LOS INVENTORES DE LA IMPRENTA
La perfección con que se imprime en nuestros días es una prueba más del adelanto del mundo contemporáneo si lo comparamos con aquellos
tiempos en que los hombres carecían de imprenta y los pocos libros que existían eran escritos a mano. Asombra, sin embargo, la facilidad con que en la antigüedad, a despecho de los medios rudimentarios de distribución, se difundían los conocimientos por todo el mundo, y sorprende aun más el interés que el estudio despertaba cuando era tan difícil dedicarse a él. En la Edad Media, monjes y menestrales, alquimistas y filósofos, consagrábanse al trabajo intelectual, rivalizando en el perfeccionamiento de sus artes.
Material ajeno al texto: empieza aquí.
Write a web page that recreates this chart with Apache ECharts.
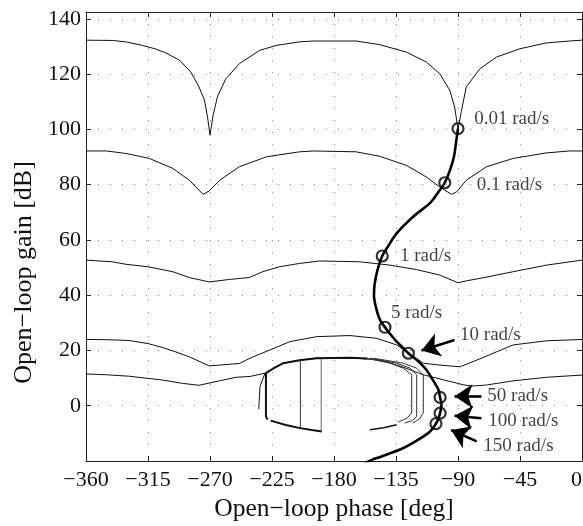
<!DOCTYPE html>
<html style="height: 100%; margin: 0">
<head>
<meta charset="UTF-8">
<title>Nichols</title>
</head>
<body style="height: 100%; margin: 0; background: #fff">
<div id="container" style="width:583px; height:526px"></div>
<script type="text/javascript" src="https://cdn.jsdelivr.net/npm/echarts@6/dist/echarts.min.js"></script>
<script type="text/javascript">
	// gain contours [phase deg, gain dB]
	var c132 = [[-360,132.3],[-340,132.2],[-330,131.6],[-319,130.4],[-310,129.2],[-302,127.7],[-292,125],[-284,120.8],[-278,115.4],[-274,110.6],[-271.8,104.5],[-270,97.9],[-267.8,105],[-264.5,112],[-258.4,118.4],[-248.7,123.8],[-234,128.6],[-222,130.4],[-205,131.7],[-195,132],[-164,132],[-147,130.7],[-127.5,128],[-113,124.4],[-103.3,120.2],[-96,114.2],[-92.4,108.1],[-90,100],[-87.6,106.5],[-84,115.4],[-74,122],[-62,126.2],[-45,129.2],[-26,131.3],[-9,132],[0,132.3]];
	var c92 = [[-360,92.2],[-345,92.2],[-331,91.3],[-314,89.5],[-297,85.9],[-285,81.6],[-275,76.5],[-270.5,77.8],[-263,81.6],[-248.7,86.5],[-229,90.1],[-205,91.9],[-195,92.2],[-164,91.9],[-147,90.3],[-127.5,87],[-113,82.8],[-103.3,79.2],[-94.8,76.5],[-91,77.4],[-84,81.6],[-69.3,86.5],[-50,89.5],[-26,91.5],[-9,92.2],[0,92.2]];
	var c52 = [[-360,52.7],[-341,52.1],[-331,51.2],[-315,50.3],[-297,48.5],[-285,46.4],[-270.5,44.8],[-256,45.7],[-241.5,46.4],[-231.8,48.5],[-219.6,50.3],[-205,51.5],[-190.5,52.4],[-161.5,52.1],[-139.6,50.9],[-120.3,49.3],[-103.3,47.3],[-90,44.5],[-84,45.2],[-74,46.1],[-50,48.5],[-25.7,50.9],[0,52.7]];
	var c24 = [[-360,24],[-345,23.9],[-328.7,23.6],[-315,22.5],[-304.5,21.1],[-295,19.5],[-285,17.7],[-270.5,14.4],[-263.3,14.7],[-248.7,15.3],[-240.9,17.2],[-226.5,20.2],[-212,23.2],[-192.6,25],[-168.4,25.4],[-149,24.4],[-134.5,22],[-122.4,17.8],[-115.2,15.4],[-105,14.8],[-95.8,14.4],[-88.5,14.1],[-74,17],[-62,19.5],[-50,22],[-25.7,23.5],[0,24]];
	var c11 = [[-360,11.5],[-345,11.2],[-329,10.7],[-304.5,9.3],[-290,8.1],[-278,7.4],[-263.3,9],[-251,10.3],[-240.9,10.6],[-230,11.8],[-223,13.8],[-216.8,15.4],[-205,16.5],[-192.6,17.2],[-168.4,17.4],[-149,16.6],[-140,15.6],[-130,14],[-121,12.3],[-115.2,11.2],[-100.7,9.4],[-86.2,7.6],[-80,7.1],[-69.3,7.5],[-50,9],[-25.7,10.3],[0,11.1]];

	// closed lobe pieces under the 0 dB region
	var lobeTop = [[-229.4,11.8],[-223,13.8],[-216.8,15.4],[-205,16.5],[-192.6,17.2],[-168.4,17.4],[-156,17.1]];
	var lobeThinL = [[-230,11.8],[-233.7,7],[-234.6,-1.2]];
	var lobeThickL = [[-229.4,11.8],[-229.4,-3.9],[-228.2,-5]];
	var lobeBottom = [[-226,-5.4],[-215,-7],[-204.7,-8.1],[-196,-8.8],[-188.9,-9.3]];
	var lobeV1 = [[-204.4,16.2],[-204.4,-8.1]];
	var lobeV2 = [[-189.3,17],[-189.3,-9.3]];
	var lobeR1 = [[-156.3,17.2],[-139.4,15.4],[-129.7,13.6],[-123.6,11.2],[-123.6,-2.6],[-127,-4.5],[-133.3,-5.9]];
	var lobeR2 = [[-153.9,17.2],[-134.5,15.4],[-124.8,13.6],[-120,11.2],[-120,-3.9],[-123.5,-5.5],[-128.9,-6.3]];
	var lobeR3 = [[-151.5,17.2],[-129.7,15.4],[-120,13.6],[-115.2,11.2],[-115.2,-2.6],[-118,-4.8],[-122.9,-6.3]];
	var lobeLow = [[-153.9,-8.7],[-144,-8],[-134.5,-6.9]];

	// open-loop frequency response
	var nichols = [[-90,100.3],[-91.5,95],[-93,90],[-96,85],[-99.6,80.7],[-104,77.5],[-110,73.5],[-122.6,68.4],[-134.7,62.3],[-141,57.5],[-145,54.2],[-148.5,49],[-150.5,44],[-151,40],[-149.5,35.5],[-147,31.5],[-143,28.4],[-138.5,25.5],[-134.5,23.2],[-130,21],[-126,19],[-121.5,17.2],[-117.6,15.5],[-113,13],[-109.1,10],[-106,7.5],[-104,5.5],[-103,3],[-102,0.4],[-102.5,-1.5],[-103,-2.7],[-104.5,-5],[-106,-6.5],[-110.3,-9.3],[-118.8,-12.3],[-130,-15.4],[-145,-18.3],[-153,-19.7],[-160,-21.5]];
	var freqNames = ['0.01 rad/s','0.1 rad/s','1 rad/s','5 rad/s','10 rad/s','50 rad/s','100 rad/s','150 rad/s'];
	var freqPts = [[-90,100.3],[-99.6,80.7],[-145,54.2],[-143,28.4],[-126,19],[-103,3],[-103,-2.7],[-106,-6.5]];
	var labelPts = [[-78.2,103.9],[-76.4,79.8],[-132.1,54.2],[-138.6,33.4],[-88.5,25.6],[-68.7,3.4],[-68,-5.4],[-71.6,-14.4]];
	var arrows = [[[-92.5,23.8],[-116.5,20]],[[-73,3.4],[-92.5,3.4]],[[-73,-4.5],[-92.5,-3.6]],[[-76.4,-12.9],[-95,-8.8]]];

	var xTicks = [-360,-315,-270,-225,-180,-135,-90,-45,0];
	var yTicks = [-20,0,20,40,60,80,100,120,140];

	var font = 'Liberation Serif';
	var dom = document.getElementById("container");
	var myChart = echarts.init(dom);

	function thin(d, w, c) {
		return {type:'line', data:d, symbol:'none', silent:true, xAxisIndex:0, yAxisIndex:0,
			lineStyle:{color:c || '#111', width:w || 1}};
	}

	var series = [
		thin(c132), thin(c92), thin(c52), thin(c24), thin(c11),
		thin(lobeTop, 2), thin(lobeThinL), thin(lobeThickL, 2), thin(lobeBottom, 2),
		thin(lobeV1, 1, '#333'), thin(lobeV2, 1, '#666'),
		thin(lobeR1, 1, '#333'), thin(lobeR2, 1, '#333'), thin(lobeR3, 1, '#333'), thin(lobeLow, 1.5),
		{type:'line', data:nichols, symbol:'none', smooth:0.3, lineStyle:{color:'#000', width:2.6}},
		{type:'scatter', data:freqPts, symbol:'circle', symbolSize:11,
			itemStyle:{color:'rgba(0,0,0,0)', borderColor:'#000', borderWidth:2.2}},
		{type:'scatter', symbolSize:0,
			data:labelPts.map(function (p, i) { return {name:freqNames[i], value:p}; }),
			label:{show:true, position:'right', distance:0, formatter:'{b}',
				fontFamily:font, fontSize:19, color:'#111'},
			markLine:{silent:true, symbol:['none','arrow'], symbolSize:18,
				lineStyle:{color:'#000', width:2.6, type:'solid'},
				label:{show:false},
				data:arrows.map(function (a) { return [{coord:a[0]}, {coord:a[1]}]; })}
		}
	];

	var frame = {show:true, onZero:false, lineStyle:{color:'#222'}};
	var ticks = {inside:true, length:5, lineStyle:{color:'#222'}};

	var option = {
		animation:false,
		backgroundColor:'#fff',
		grid:{left:86, right:1, top:12, bottom:65, containLabel:false, outerBoundsMode:'none'},
		xAxis:[{
			type:'value', min:xTicks[0], max:xTicks[xTicks.length-1], interval:45,
			name:'Open\u2212loop phase [deg]', nameLocation:'middle', nameGap:33,
			nameTextStyle:{fontFamily:font, fontSize:25.5, color:'#111'},
			axisLine:frame, axisTick:ticks,
			axisLabel:{fontFamily:font, fontSize:22, color:'#111', margin:8, alignMaxLabel:'right',
				formatter:function (v) { return v < 0 ? '\u2212' + (-v) : String(v); }},
			splitLine:{show:true, lineStyle:{color:'#888', type:[1,11]}}
		},{
			type:'value', position:'top', min:-360, max:0, interval:45,
			axisLine:frame, axisTick:ticks,
			axisLabel:{show:false}, splitLine:{show:false}
		}],
		yAxis:[{
			type:'value', min:yTicks[0], max:142.5, interval:20,
			name:'Open\u2212loop gain [dB]', nameLocation:'middle', nameGap:49,
			nameTextStyle:{fontFamily:font, fontSize:26, color:'#111', padding:[0,72,0,0]},
			axisLine:frame, axisTick:ticks,
			axisLabel:{fontFamily:font, fontSize:22, color:'#111', margin:5,
				showMinLabel:false, showMaxLabel:false},
			splitLine:{show:true, lineStyle:{color:'#888', type:[1,11]}}
		},{
			type:'value', position:'right', min:-20, max:142.5, interval:20,
			axisLine:frame, axisTick:ticks,
			axisLabel:{show:false}, splitLine:{show:false}
		}],
		series:series
	};
	if (option && typeof option === "object") {
		myChart.setOption(option, true);
	}
</script>
</body>
</html>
Podría tal vez creerse que un hombre rico tendría a gala el ser inteligente y culto, pero en aquellos días el hombre rico era de ordinario muy ignorante. Lejos de aplicarse en la lectura, consideraba el leer y el escribir una ocupación demasiado baja para él. Había gentes que sabían escribir y que podían enseñarle tan provechoso arte; pero el poderoso acomodado y de aquellos tiempos no se hubiera avenido jamás a rebajarse hasta este punto. Hallaba mercenarios que escribían por él entre los pasantes y los frailes pobres. Ni siquiera sabía firmar. Escribir su nombre era como ponerse la armadura, algo que pagaba a un vasallo, para que lo hiciese por él. Poco a poco los tiempos fueron progresando; los deseos de instruirse iban haciéndose cada vez mayores entre la gente poderosa, pero los medios de que se disponía no bastaban. Los libros de toda Europa no sobrepasaban a los que llenan hoy una de nuestras grandes bibliotecas. Cada libro necesitaba quizás años para su confección, pero el placer que en la labor más trivial encontraba hasta el artífice modesto hizo que, aun siendo tan escasa la producción sus resultados no hayan podido ser superados, desde el punto de vista artístico, en los siglos posteriores. El progreso moderno no sabría producir uno de aquellos misales miniados, que alcanzan hoy precios fabulosos. Existían unas cuantas copias escritas de los libros compuestos por los grandes escritores de Roma y Grecia, cuyo precio elevado era fijado por los pocos que los conocían y les tenían cariño. Así sabemos que un hombre, para poder comprar una casa de campo cerca de Florencia, vendió el ejemplar de un famoso libro que poseía, y aquel que lo compró tuvo que vender a su vez una heredad para poderlo pagar. Los deseos de poseer libros iban aumentando, pero los medios para producirlos con más rapidez no guardaban relación con la demanda. En aquel entonces vino al mundo en la ciudad de Maguncia, Alemania, hacia el año 1400, el inventor de los tipos movibles para la imprenta, llamado Juan Gutenberg.